Another sobering reminder from work. I get applications from younger
composers that have the right tools and the production knowledge that
produce things that sound 'like' huge epic orchestral scores. To be honest,
I don't think I do. I don't think I make my stuff sound like a movie. There's a particular epic sound I like and I just make that. Ideally it's
not the bread and butter Hollywood sound because that's just plain ass
boring. But anyway for most of the applicants the notes are not right. I
won't be the one to red pen in all the music theory mistakes people make
but I'm a strong supporter of proper voice leading and clever inner voice
motion. That stuff is the ingredients of an orchestral arrangement that
sings and soars. Without it the piece won't hold together much less stir
up any emotion in the listener. It's not the library man, the NOTES have to
be right for the section to sound right and the whole orchestra to sound
right.
It's one area where I feel formal education does have its benefits. I hated
voice leading classes. I actually just wrote some bullshit tune that took
all the easiest harmonic structures that required very simple resolutions
and flew past the class. It wasn't until I started arranging for voice
(harmony) that I had to really sit down and try to figure out how to apply
the knowledge. Then through arranging for voice, horn section, strings
section, then the orchestra the skill slowly matured. I can't say it's at a
satisfactory level yet, and still am learning... but I'm really glad I took
the 2 voice leading classes and 1 counterpoint class and had the professor
constantly laugh at me saying 'Your stuff sounds like it's all fine, but
your technique is all about deception. You should really learn this
stuff so you don't have to learn extra technique to deceive'. Well,
I'll hand it to professor Toru Iwatake, he was goddamn right.
I do think there is a
difference between the process of skill acquisition (studying) and the
process of application, and then later on the process of expert
application. The way I understand it, it is the degree in which a particular
skill requires conscious manipulation and monitoring. Much like how we
relate 'riding a bicycle' to muscle memory and other subconscious motor
control, skills and their building blocks get grouped, and move from the
conscious realm (while acquisition), to the subconscious realm. (at expert
level). And so as you delve deeper and deeper into the art of
composition the building blocks (harmony, structure, modulations,
counterpoint, etc) become less and less the focal point of the task and make
way for the focus on other topics such as emotions, marketability,
production priorities, etc. Basically once higher concepts have been
decided on the lower level actions are more or less automatic or can be done
with minimal conscious effort. This is also similar in the conceptual
realm where once we have learned the building blocks of arithmetic, we are
able to manipulate the concept of arithmetic as a chunk, rather than working
at the atomic level of addition, subtraction, multiplication, and division,
and their order of operation every time the topic is brought up. This
'chunking up' was what I was taught as an aspect of cognitive science.

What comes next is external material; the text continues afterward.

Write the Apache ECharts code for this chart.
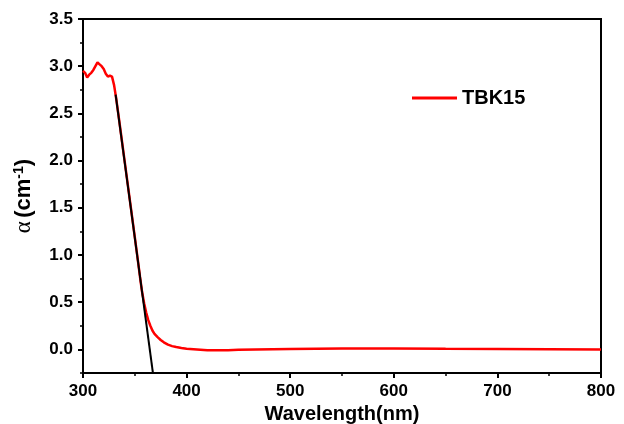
<!DOCTYPE html>
<html>
<head>
<meta charset="utf-8">
<script src="https://cdn.jsdelivr.net/npm/echarts@6/dist/echarts.min.js"></script>
<style>html,body{margin:0;padding:0;background:#fff}#c{width:624px;height:424px}</style>
</head>
<body>
<div id="c"></div>
<script>
const wavelength = [300,302,304,306,308,310,312,314,316,318,320,322,324,326,328,330,332,335,340,345,350,353,355,357,359,361,363,365,367,369,372,375,378,382,386,390,395,400,410,420,430,440,450,500,550,600,650,700,750,800];
const alpha      = [2.95,2.93,2.88,2.91,2.93,2.96,3.0,3.04,3.02,3.0,2.97,2.92,2.89,2.9,2.89,2.8,2.66,2.42,2.01,1.6,1.19,0.94,0.77,0.61,0.49,0.39,0.31,0.25,0.2,0.165,0.13,0.1,0.075,0.05,0.035,0.025,0.015,0.008,0.0,-0.008,-0.01,-0.008,-0.005,0.005,0.01,0.01,0.006,0.004,0.002,0.0];
const tangentX = [331.5, 367.5];
const tangentY = [2.7, -0.25];
const seriesName = 'TBK15';
const xTicks = [300,400,500,600,700,800];
const yMajor = [0,0.5,1.0,1.5,2.0,2.5,3.0,3.5];

const chart = echarts.init(document.getElementById('c'), null, {renderer:'canvas'});
const sans = 'Liberation Sans, Arial, sans-serif';
const yRange = {min:-0.25, max:3.5, interval:0.25};
chart.setOption({
  animation:false,
  backgroundColor:'#fff',
  grid:{left:83,right:23,top:19,bottom:51,containLabel:false,outerBoundsMode:'none',show:true,borderColor:'#000',borderWidth:2,backgroundColor:'transparent'},
  legend:{
    data:[seriesName], left:407, top:83, icon:'rect', itemWidth:45, itemHeight:3, itemGap:6,
    textStyle:{fontFamily:sans,fontWeight:'bold',fontSize:20,color:'#000'}
  },
  xAxis:{
    type:'value', min:xTicks[0], max:xTicks[xTicks.length-1], interval:100,
    name:'Wavelength(nm)', nameLocation:'middle', nameGap:28,
    nameTextStyle:{fontFamily:sans,fontWeight:'bold',fontSize:20,color:'#000'},
    axisLine:{show:true,onZero:false,lineStyle:{color:'#000',width:2}},
    axisTick:{show:true,inside:false,length:5,lineStyle:{color:'#000',width:2}},
    minorTick:{show:true,splitNumber:2,length:3,lineStyle:{color:'#000',width:1.5}},
    axisLabel:{fontFamily:sans,fontWeight:'bold',fontSize:17,color:'#000',margin:10},
    splitLine:{show:false}
  },
  yAxis:[{
    type:'value', ...yRange,
    name:'{g|α} {b|(cm}{s|-1}{b|)}', nameLocation:'middle', nameGap:47, nameRotate:90,
    nameTextStyle:{color:'#000',rich:{
      g:{fontFamily:'Liberation Serif, serif',fontSize:23,color:'#000'},
      b:{fontFamily:sans,fontWeight:'bold',fontSize:22,color:'#000'},
      s:{fontFamily:sans,fontWeight:'bold',fontSize:14,color:'#000',verticalAlign:'top',padding:[0,0,10,0]}
    }},
    axisLine:{show:true,onZero:false,lineStyle:{color:'#000',width:2}},
    axisTick:{show:true,inside:false,length:5,customValues:yMajor,lineStyle:{color:'#000',width:2}},
    axisLabel:{fontFamily:sans,fontWeight:'bold',fontSize:17,color:'#000',margin:10,customValues:yMajor,
      formatter:v=> v.toFixed(1)},
    splitLine:{show:false}
  },{
    type:'value', ...yRange, position:'left',
    axisLine:{show:false},
    axisTick:{show:true,inside:false,length:3,lineStyle:{color:'#000',width:1.5}},
    axisLabel:{show:false},
    splitLine:{show:false}
  }],
  series:[
    {name:seriesName,type:'line',yAxisIndex:0,data:wavelength.map((x,i)=>[x,alpha[i]]),showSymbol:false,symbol:'none',
     lineStyle:{color:'#ff0000',width:2.5},itemStyle:{color:'#ff0000'},z:2},
    {name:'fit',type:'line',yAxisIndex:0,data:tangentX.map((x,i)=>[x,tangentY[i]]),showSymbol:false,symbol:'none',
     lineStyle:{color:'#000',width:2},itemStyle:{color:'#000'},z:3}
  ]
});
</script>
</body>
</html>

Although that was some 15 years ago, and judging from how fast the field was
developing at the time, new findings may have already changed this paradigm.
That process may be expressed as 'forgetting', but to me, not in so much a
literal sense, as in loss of the skill, but more so in shift from conscious
into the subconscious. Of course understanding that this is going far
beyond the original topic. Still very interesting.